Еще одна проблема – недостаточная приверженность больных лечению, преждевременное прерывание терапии. Удивительно, что такую безответственность позволяют себе даже социально благополучные, грамотные люди. Почему? Заболевание длительное, при обычной форме необходимо принимать несколько препаратов по полгода, при МЛУ – два года ежедневного применения как минимум четырех препаратов. При хорошем лечении пациент себя хорошо чувствует уже через месяц терапии. Психологическая ловушка: пациент себя считает выздоровевшим и бросает лечение. В итоге обязательно будет рецидив, как правило, сопровождаемый лекарственной устойчивостью. Так пополняется резервуар МЛУ-ТБ.
– Судя по практике применения инновационных препаратов, противотуберкулезной нормативной базе требуется обновление?
– Нам надо актуализировать приказ Минздрава №109, описывающий организацию службы, диагностику и лечение туберкулеза по состоянию на 2003 год. Естественно, с тех пор диагностика и лечение ушли далеко вперед. Мы разработали федеральные клинические рекомендации, сопряженные с 323-м законом. Но старый приказ пока существует. Поэтому мы взяли на себя обязательство – отдельные инструкции приказа превратить в новые порядки по диагностике, по лечению и так далее. Стандарты лечения разрабатывались аж в 2006 году, но и тогда были описаны не все клинические варианты: МЛУ-ТБ там, естественно, нет. Порядок организации медицинской помощи больному туберкулезом был издан не так давно – в 2012 году, но на этапе внедрения в практику стало понятно, что и «свежий» документ требует доработки, сейчас вносим изменения. Существуют нормативные проблемы и в сфере мониторинга, который тоже пока ведется с использованием устаревших учетных форм.

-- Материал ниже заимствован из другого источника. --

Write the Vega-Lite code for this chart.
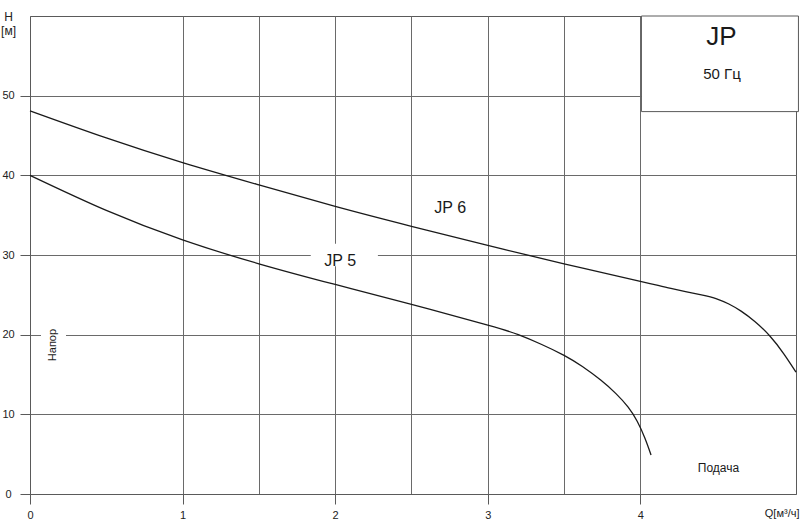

Надеюсь, что регистр больных, который в нынешнем году апробируется на пилотных территориях, уже через год сможет охватить всю страну. Крайне необходимо внедрение в России референс-лабораторий, которые должны быть во всех странах с высоким уровнем туберкулеза.
– В каких регионах страны наиболее сложная ситуация?

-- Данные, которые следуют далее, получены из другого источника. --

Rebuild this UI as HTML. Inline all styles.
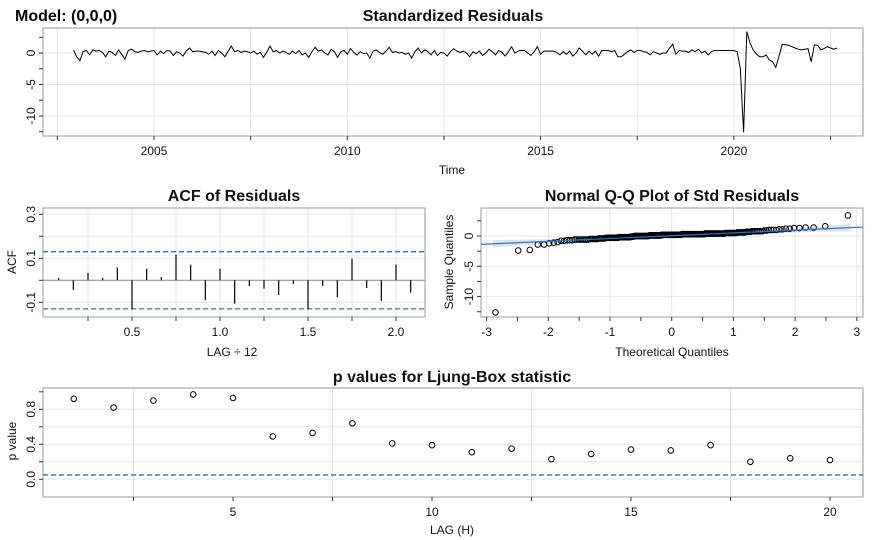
<!DOCTYPE html>
<html><head><meta charset="utf-8"><style>
html,body{margin:0;padding:0;background:#fff;}
svg{display:block;font-family:"Liberation Sans",Arial,sans-serif;}
</style></head><body>
<svg id="chart" width="875" height="540" viewBox="0 0 875 540">
<text x="15" y="21" font-size="16" font-weight="bold">Model: (0,0,0)</text>
</svg>
<script>
// ---------- data ----------
const residPre = [0.5,-0.6,-1.2,0.2,0.4,-0.3,0.5,0.3,0.4,0.1,-0.6,0.3,0.1,-0.4,0.5,-0.2,-1.0,0.4,0.6,0.2,0.1,0.3,0.4,0.2,0.3,0.4,-0.3,0.3,-0.1,0.4,0.3,-0.4,0.2,0.0,-0.5,0.3,0.8,0.2,0.3,0.3,0.2,0.1,-0.2,0.3,-0.4,0.4,0.0,-0.6,0.3,1.1,0.2,0.4,0.1,0.3,0.2,0.0,0.3,-0.2,0.1,-0.7,0.2,1.1,0.2,0.4,0.0,0.3,0.1,-0.2,0.3,-0.1,0.4,-0.3,0.0,-0.7,0.2,0.9,0.3,0.5,0.0,-0.3,0.6,0.2,-0.7,0.2,0.4,-0.2,0.7,0.1,-0.3,0.2,-0.1,0.0,-0.8,0.3,0.5,0.1,-0.2,0.3,0.9,0.1,0.2,0.0,0.1,-0.2,0.0,-0.8,0.2,0.8,0.0,0.5,0.2,-0.3,0.4,-0.4,0.1,0.0,-0.5,0.2,0.7,0.3,0.1,0.3,0.0,-0.6,0.2,-0.1,0.3,-0.4,0.0,0.6,0.2,-0.3,0.4,0.1,-0.5,0.2,1.0,0.0,0.3,0.4,0.4,0.0,-0.4,0.2,1.0,-0.2,0.3,0.3,0.3,0.3,0.1,-0.3,0.2,-0.2,0.3,-0.5,0.0,0.8,0.3,-0.3,0.3,-0.2,0.3,-0.5,0.4,0.4,0.4,0.2,0.4,-0.6,-0.6,-0.2,0.2,0.5,0.1,0.4,0.4,0.2,0.1,-0.3,0.2,0.0,-0.2,0.0,0.0,0.8,1.4,-0.2,0.4,0.3,0.3,0.1,0.5,0.2,0.6,0.0,0.3,-0.3,0.2,0.4];
const residPost = [0.4,0.2,-2.4,-12.6,3.4,1.6,0.5,-0.2,-0.6,-0.6,-0.3,-1.1,-1.4,-2.3,-0.5,1.4,1.3,1.2,1.0,0.8,0.6,0.5,0.6,0.7,-1.4,1.3,1.2,0.5,0.7,1.0,0.8,0.6,0.8];
const preStart = 2002.917;
const postStart = 2020.0;
const acfLags = [1,2,3,4,5,6,7,8,9,10,11,12,13,14,15,16,17,18,19,20,21,22,23,24,25];
const acfValues = [0.011,-0.044,0.033,0.011,0.058,-0.132,0.053,0.015,0.117,0.071,-0.091,0.053,-0.106,-0.026,-0.038,-0.067,-0.017,-0.132,-0.026,-0.076,0.098,-0.035,-0.094,0.071,-0.056];
const acfBound = 0.13;
const lbLags = [1,2,3,4,5,6,7,8,9,10,11,12,13,14,15,16,17,18,19,20];
const lbPvalues = [0.92,0.82,0.90,0.97,0.93,0.49,0.53,0.64,0.41,0.39,0.31,0.35,0.23,0.29,0.34,0.33,0.39,0.20,0.24,0.22];
const lbLevel = 0.05;
const tsXTicks = [2005,2010,2015,2020];
const tsYTicks = [0,-5,-10];
const acfXTicks = [0.5,1.0,1.5,2.0];
const acfYTicks = [0.3,0.1,-0.1];
const qqXTicks = [-3,-2,-1,0,1,2,3];
const qqYTicks = [0,-5,-10];
const lbXTicks = [5,10,15,20];
const lbYTicks = [0.0,0.4,0.8];

// ---------- helpers ----------
const NS = "http://www.w3.org/2000/svg";
const svg = document.getElementById('chart');
function mk(tag, attrs, parent) {
  const el = document.createElementNS(NS, tag);
  for (const k in attrs) el.setAttribute(k, attrs[k]);
  (parent || svg).appendChild(el);
  return el;
}
function lin(d0, d1, r0, r1) { return v => r0 + (v - d0) * (r1 - r0) / (d1 - d0); }
function fmt(v, d) { return d ? v.toFixed(d) : String(v); }

function panel(name, box, sx, sy, xTicks, yTicks, xMinor, xGrid, yGrid, yMinor, dec) {
  const g = mk('g', {});
  
  
  xGrid.forEach(v => { const l = mk('line', {x1: sx(v), x2: sx(v), y1: box.t, y2: box.b, stroke: '#e6e6e6', 'stroke-width': 1}, g);
      });
  yGrid.forEach(v => { const l = mk('line', {x1: box.l, x2: box.r, y1: sy(v), y2: sy(v), stroke: '#e6e6e6', 'stroke-width': 1}, g);
      });
  const frame = mk('rect', {x: box.l, y: box.t, width: box.r - box.l, height: box.b - box.t, fill: 'none', stroke: '#9a9a9a', 'stroke-width': 1}, g);
  
  
  xTicks.concat(xMinor).forEach(v => { const t = mk('line', {x1: sx(v), x2: sx(v), y1: box.b, y2: box.b + 4, stroke: '#333'}, g);
      });
  xTicks.forEach(v => { const t = mk('text', {x: sx(v), y: box.b + 19, 'font-size': 12, 'text-anchor': 'middle', fill: '#111'}, g);
    t.textContent = fmt(v, dec.x);
      });
  yTicks.concat(yMinor).forEach(v => { const t = mk('line', {x1: box.l - 4, x2: box.l, y1: sy(v), y2: sy(v), stroke: '#333'}, g);
      });
  yTicks.forEach(v => { const x = box.l - 8, y = sy(v);
    const t = mk('text', {x: x, y: y, 'font-size': 12, 'text-anchor': 'middle', fill: '#111', transform: `rotate(-90 ${x} ${y})`}, g);
    t.textContent = fmt(v, dec.y);
      });
  return g;
}
function label(name, txt, x, y, opts) {
  const a = {x: x, y: y, 'font-size': opts.size || 12, 'text-anchor': 'middle', fill: '#111'};
  if (opts.bold) a['font-weight'] = 'bold';
  if (opts.rot) a.transform = `rotate(-90 ${x} ${y})`;
  const t = mk('text', a);
  t.textContent = txt;
  
  
}

// ---------- panel 1: standardized residuals ----------
{
  const box = {l: 43, r: 863, t: 28, b: 136};
  const sx = lin(2005, 2010, 154, 347.3);
  const sy = lin(0, -5, 53, 84.5);
  panel('residuals-panel', box, sx, sy, tsXTicks, tsYTicks, [2002.5, 2007.5, 2012.5, 2017.5, 2022.5],
        [2002.5, 2005, 2007.5, 2010, 2012.5, 2015, 2017.5, 2020, 2022.5], [0, -5, -10], [2.5, -2.5, -7.5, -12.5].filter(v => sy(v) > box.t && sy(v) < box.b), {x: 0, y: 0});
  const pts = residPre.map((v, i) => [preStart + i / 12, v]).concat(residPost.map((v, i) => [postStart + i / 12, v]));
  const line = mk('polyline', {points: pts.map(p => sx(p[0]).toFixed(1) + ',' + sy(p[1]).toFixed(1)).join(' '), fill: 'none', stroke: '#000', 'stroke-width': 1});
  
  
  label('residuals-title', 'Standardized Residuals', 453, 21, {bold: true, size: 16});
  label('x-axis-title-time', 'Time', 452, 174, {});
}

// ---------- panel 2: ACF ----------
{
  const box = {l: 43, r: 425, t: 208, b: 317};
  const sx = lin(0.5, 2.0, 132, 396);
  const sy = lin(0, 0.1, 280.3, 258.3);
  panel('acf-panel', box, sx, sy, acfXTicks, acfYTicks, [0.25, 0.75, 1.25, 1.75], [0.25, 0.5, 0.75, 1.0, 1.25, 1.5, 1.75, 2.0],
        [0.3, 0.2, 0.1, -0.1], [0.2, 0.0], {x: 1, y: 1});
  const z = mk('line', {x1: box.l, x2: box.r, y1: sy(0), y2: sy(0), stroke: '#888', 'stroke-width': 1});
  
  
  [acfBound, -acfBound].forEach(b => {
    const l = mk('line', {x1: box.l, x2: box.r, y1: sy(b), y2: sy(b), stroke: '#1f78d1', 'stroke-width': 1.3, 'stroke-dasharray': '5,3'});
    
    
  });
  acfLags.forEach((k, i) => {
    const x = sx(k / 12);
    const b = mk('line', {x1: x, x2: x, y1: sy(0), y2: sy(acfValues[i]), stroke: '#000', 'stroke-width': 1.2});
    
    
  });
  label('acf-title', 'ACF of Residuals', 234, 201, {bold: true, size: 16});
  label('acf-x-axis-title', 'LAG ÷ 12', 232, 356, {});
  label('acf-y-axis-title', 'ACF', 16, 262, {rot: true});
}

// ---------- panel 3: QQ ----------
function qnorm(p) {
  const a = [-39.6968302866538, 220.946098424521, -275.928510446969, 138.357751867269, -30.6647980661472, 2.50662827745924];
  const b = [-54.4760987982241, 161.585836858041, -155.698979859887, 66.8013118877197, -13.2806815528857];
  const c = [-0.00778489400243029, -0.322396458041136, -2.40097589212, -2.54973253934373, 4.37466414146497, 2.93816398269878];
  const d = [0.00778469570904146, 0.32246712907004, 2.445134137143, 3.75440866190742];
  const pl = 0.02425;
  let q, r;
  if (p < pl) { q = Math.sqrt(-2 * Math.log(p)); return (((((c[0]*q+c[1])*q+c[2])*q+c[3])*q+c[4])*q+c[5]) / ((((d[0]*q+d[1])*q+d[2])*q+d[3])*q+1); }
  if (p > 1 - pl) { q = Math.sqrt(-2 * Math.log(1 - p)); return -(((((c[0]*q+c[1])*q+c[2])*q+c[3])*q+c[4])*q+c[5]) / ((((d[0]*q+d[1])*q+d[2])*q+d[3])*q+1); }
  q = p - 0.5; r = q * q;
  return (((((a[0]*r+a[1])*r+a[2])*r+a[3])*r+a[4])*r+a[5])*q / (((((b[0]*r+b[1])*r+b[2])*r+b[3])*r+b[4])*r+1);
}
{
  const box = {l: 481, r: 863, t: 208, b: 317};
  const sx = lin(0, 1, 671.7, 733.4);
  const sy = lin(0, -5, 236, 266.3);
  panel('qq-panel', box, sx, sy, qqXTicks, qqYTicks, [-2.5, -1.5, -0.5, 0.5, 1.5, 2.5], [-3, -2, -1, 0, 1, 2, 3],
        [0, -5, -10], [2.5, -2.5, -7.5, -12.5].filter(v => sy(v) > box.t && sy(v) < box.b), {x: 0, y: 0});
  const slope = 0.46, icpt = 0.05;
  const up = [], lo = [];
  for (let x = -2.9; x <= 2.901; x += 0.1) {
    const w = 0.18 + 0.05 * x * x;
    up.push(sx(x).toFixed(1) + ',' + sy(icpt + slope * x + w).toFixed(1));
    lo.unshift(sx(x).toFixed(1) + ',' + sy(icpt + slope * x - w).toFixed(1));
  }
  const band = mk('polygon', {points: up.concat(lo).join(' '), fill: '#e2e2e2'});
  
  
  const all = residPre.concat(residPost).slice().sort((a, b) => a - b);
  const n = all.length;
  all.forEach((v, i) => {
    const tq = qnorm((i + 1 - 0.5) / n);
    const c = mk('circle', {cx: sx(tq).toFixed(1), cy: sy(v).toFixed(1), r: 2.8, fill: 'none', stroke: '#000', 'stroke-width': 1});
    
    
  });
  const ql = mk('line', {x1: box.l, x2: box.r, y1: sy(icpt + slope * -3.1), y2: sy(icpt + slope * 3.1), stroke: '#1f78d1', 'stroke-width': 1.2});
  
  
  label('qq-title', 'Normal Q-Q Plot of Std Residuals', 672, 201, {bold: true, size: 16});
  label('qq-x-axis-title', 'Theoretical Quantiles', 672, 356, {});
  label('qq-y-axis-title', 'Sample Quantiles', 453, 262, {rot: true});
}

// ---------- panel 4: Ljung-Box ----------
{
  const box = {l: 43, r: 863, t: 388, b: 497};
  const sx = lin(5, 10, 233, 432);
  const sy = lin(0, 0.4, 479.3, 444.3);
  panel('ljung-box-panel', box, sx, sy, lbXTicks, lbYTicks, [2.5, 7.5, 12.5, 17.5], [2.5, 7.5, 12.5, 17.5],
        [0, 0.2, 0.4, 0.6, 0.8], [0.2, 0.6, 1.0], {x: 0, y: 1});
  const lv = mk('line', {x1: box.l, x2: box.r, y1: sy(lbLevel), y2: sy(lbLevel), stroke: '#1f78d1', 'stroke-width': 1.3, 'stroke-dasharray': '5,3'});
  
  
  lbLags.forEach((k, i) => {
    const c = mk('circle', {cx: sx(k), cy: sy(lbPvalues[i]), r: 2.8, fill: 'none', stroke: '#000', 'stroke-width': 1});
    
    
  });
  label('ljung-box-title', 'p values for Ljung-Box statistic', 452, 382, {bold: true, size: 16});
  label('ljung-box-x-axis-title', 'LAG (H)', 452, 534, {});
  label('ljung-box-y-axis-title', 'p value', 16, 441, {rot: true});
}
</script>
</body></html>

– Самая высокая заболеваемость традиционно в Сибири, на Урале и Дальнем Востоке. Там больше всего территорий, где заболеваемость и смертность в два раза выше среднероссийских. Проблемный участок – Тыва, где отмечены самые высокие в стране показатели смертности и заболеваемости. После – Иркутская область, где туберкулез активен еще и в связи с большим числом ВИЧ-инфицированных больных. В любом случае, отсутствие тенденций к снижению заболеваемости и смертности свидетельствует о слабой региональной противотуберкулезной службе. Например, в том же СФО, в Томской области, смертность от туберкулеза вдвое ниже среднероссийского показателя, в четыре раза ниже смертности в целом по Сибири. С конца 90-х годов региональная противотуберкулезная служба участвовала в разнообразных международных программах, что позволило значительно – со 120 больных на 100 тысяч населения до 60 – снизить заболеваемость, в четыре раза – смертность. И это говорит лишь о том, что региональные власти понимают приоритеты и видят направление движения.